═══ RECORDS SHOWN ═══

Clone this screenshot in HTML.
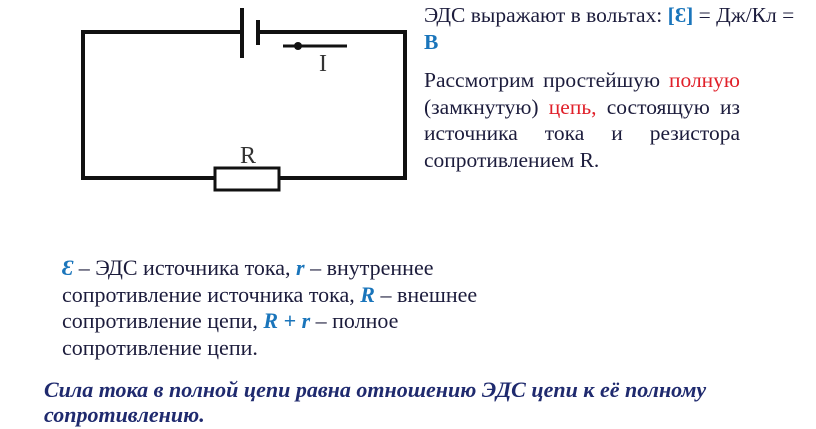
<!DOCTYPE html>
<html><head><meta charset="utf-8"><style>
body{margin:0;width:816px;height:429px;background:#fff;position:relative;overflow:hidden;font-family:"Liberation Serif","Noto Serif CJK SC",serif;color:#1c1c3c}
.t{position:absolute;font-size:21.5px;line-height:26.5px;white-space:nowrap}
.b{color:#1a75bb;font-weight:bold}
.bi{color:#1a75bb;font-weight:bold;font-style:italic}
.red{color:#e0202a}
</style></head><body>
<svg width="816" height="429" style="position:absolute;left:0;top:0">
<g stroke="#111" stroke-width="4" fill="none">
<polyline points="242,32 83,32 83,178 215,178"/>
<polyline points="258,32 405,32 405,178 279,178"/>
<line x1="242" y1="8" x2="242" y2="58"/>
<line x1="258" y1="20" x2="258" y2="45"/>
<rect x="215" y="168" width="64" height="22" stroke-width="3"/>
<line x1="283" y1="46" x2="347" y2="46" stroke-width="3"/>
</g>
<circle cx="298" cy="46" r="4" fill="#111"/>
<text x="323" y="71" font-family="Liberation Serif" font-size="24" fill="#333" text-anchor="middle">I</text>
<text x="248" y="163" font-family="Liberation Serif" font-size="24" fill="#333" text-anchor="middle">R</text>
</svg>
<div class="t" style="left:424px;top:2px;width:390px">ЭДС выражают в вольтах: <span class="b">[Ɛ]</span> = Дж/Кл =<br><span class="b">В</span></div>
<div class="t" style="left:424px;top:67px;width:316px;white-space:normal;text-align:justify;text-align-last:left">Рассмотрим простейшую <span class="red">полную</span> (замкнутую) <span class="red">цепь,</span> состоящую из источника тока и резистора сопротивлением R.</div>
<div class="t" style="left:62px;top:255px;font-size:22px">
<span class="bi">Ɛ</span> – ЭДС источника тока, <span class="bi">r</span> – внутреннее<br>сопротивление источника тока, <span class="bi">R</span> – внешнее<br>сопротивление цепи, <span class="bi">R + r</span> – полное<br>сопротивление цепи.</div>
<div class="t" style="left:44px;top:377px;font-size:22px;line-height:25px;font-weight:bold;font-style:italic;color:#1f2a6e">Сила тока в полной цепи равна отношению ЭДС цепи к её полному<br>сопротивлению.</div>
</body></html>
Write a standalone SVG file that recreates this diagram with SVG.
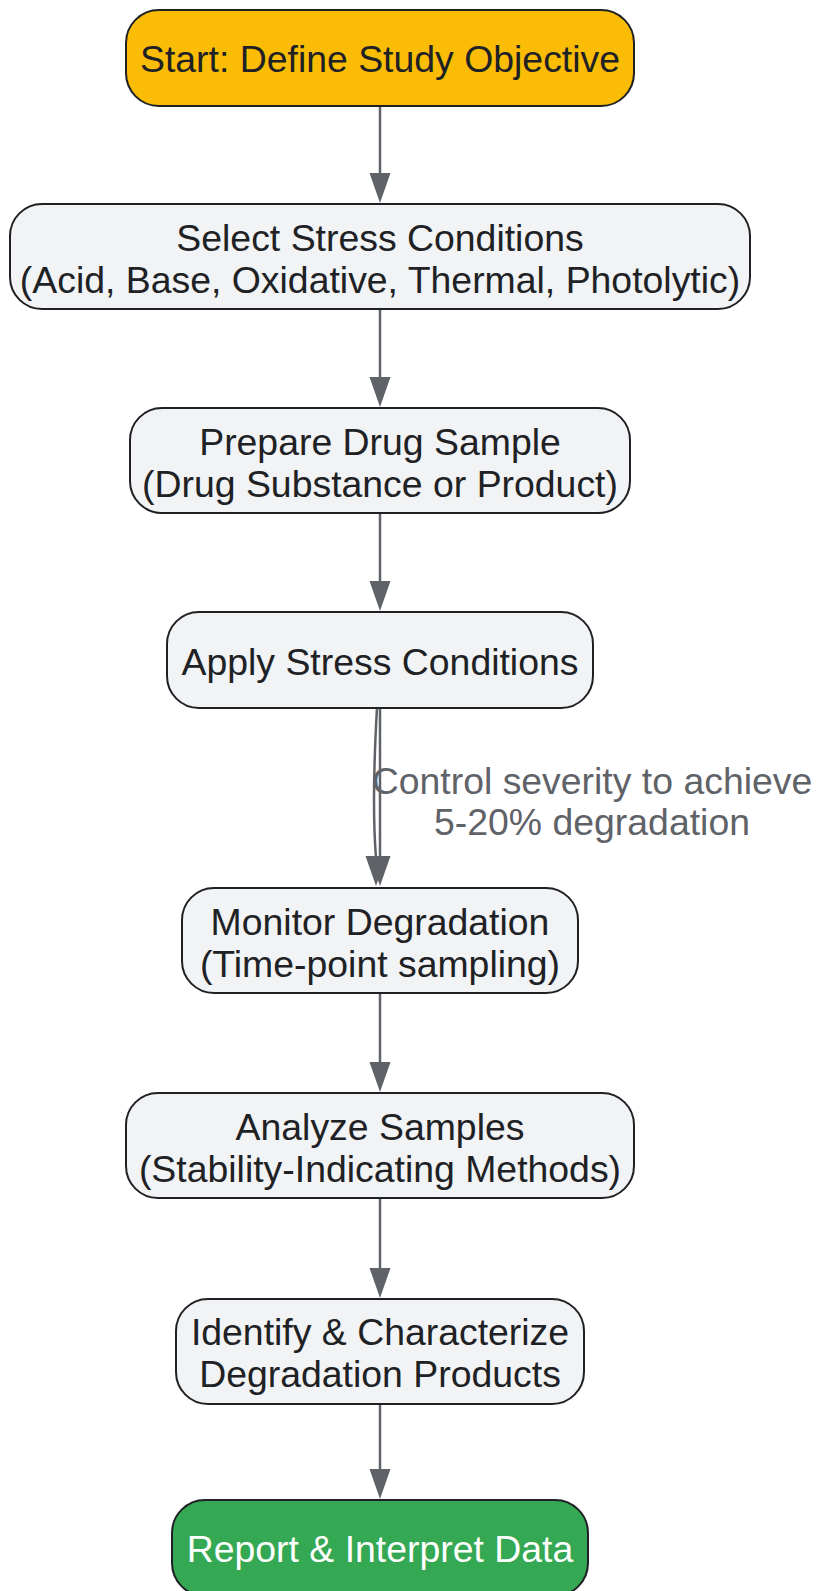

═══

YOUR OBJECTIVE: Output the data above without changes, apart from leaving out the pictures.

WORKED ANSWER:
Clone this screenshot in HTML.
<!DOCTYPE html>
<html><head><meta charset="utf-8"><style>
body{margin:0;width:816px;height:429px;background:#fff;position:relative;overflow:hidden;font-family:"Liberation Serif","Noto Serif CJK SC",serif;color:#1c1c3c}
.t{position:absolute;font-size:21.5px;line-height:26.5px;white-space:nowrap}
.b{color:#1a75bb;font-weight:bold}
.bi{color:#1a75bb;font-weight:bold;font-style:italic}
.red{color:#e0202a}
</style></head><body>
<svg width="816" height="429" style="position:absolute;left:0;top:0">
<g stroke="#111" stroke-width="4" fill="none">
<polyline points="242,32 83,32 83,178 215,178"/>
<polyline points="258,32 405,32 405,178 279,178"/>
<line x1="242" y1="8" x2="242" y2="58"/>
<line x1="258" y1="20" x2="258" y2="45"/>
<rect x="215" y="168" width="64" height="22" stroke-width="3"/>
<line x1="283" y1="46" x2="347" y2="46" stroke-width="3"/>
</g>
<circle cx="298" cy="46" r="4" fill="#111"/>
<text x="323" y="71" font-family="Liberation Serif" font-size="24" fill="#333" text-anchor="middle">I</text>
<text x="248" y="163" font-family="Liberation Serif" font-size="24" fill="#333" text-anchor="middle">R</text>
</svg>
<div class="t" style="left:424px;top:2px;width:390px">ЭДС выражают в вольтах: <span class="b">[Ɛ]</span> = Дж/Кл =<br><span class="b">В</span></div>
<div class="t" style="left:424px;top:67px;width:316px;white-space:normal;text-align:justify;text-align-last:left">Рассмотрим простейшую <span class="red">полную</span> (замкнутую) <span class="red">цепь,</span> состоящую из источника тока и резистора сопротивлением R.</div>
<div class="t" style="left:62px;top:255px;font-size:22px">
<span class="bi">Ɛ</span> – ЭДС источника тока, <span class="bi">r</span> – внутреннее<br>сопротивление источника тока, <span class="bi">R</span> – внешнее<br>сопротивление цепи, <span class="bi">R + r</span> – полное<br>сопротивление цепи.</div>
<div class="t" style="left:44px;top:377px;font-size:22px;line-height:25px;font-weight:bold;font-style:italic;color:#1f2a6e">Сила тока в полной цепи равна отношению ЭДС цепи к её полному<br>сопротивлению.</div>
</body></html>
Write a standalone SVG file that recreates this diagram with SVG.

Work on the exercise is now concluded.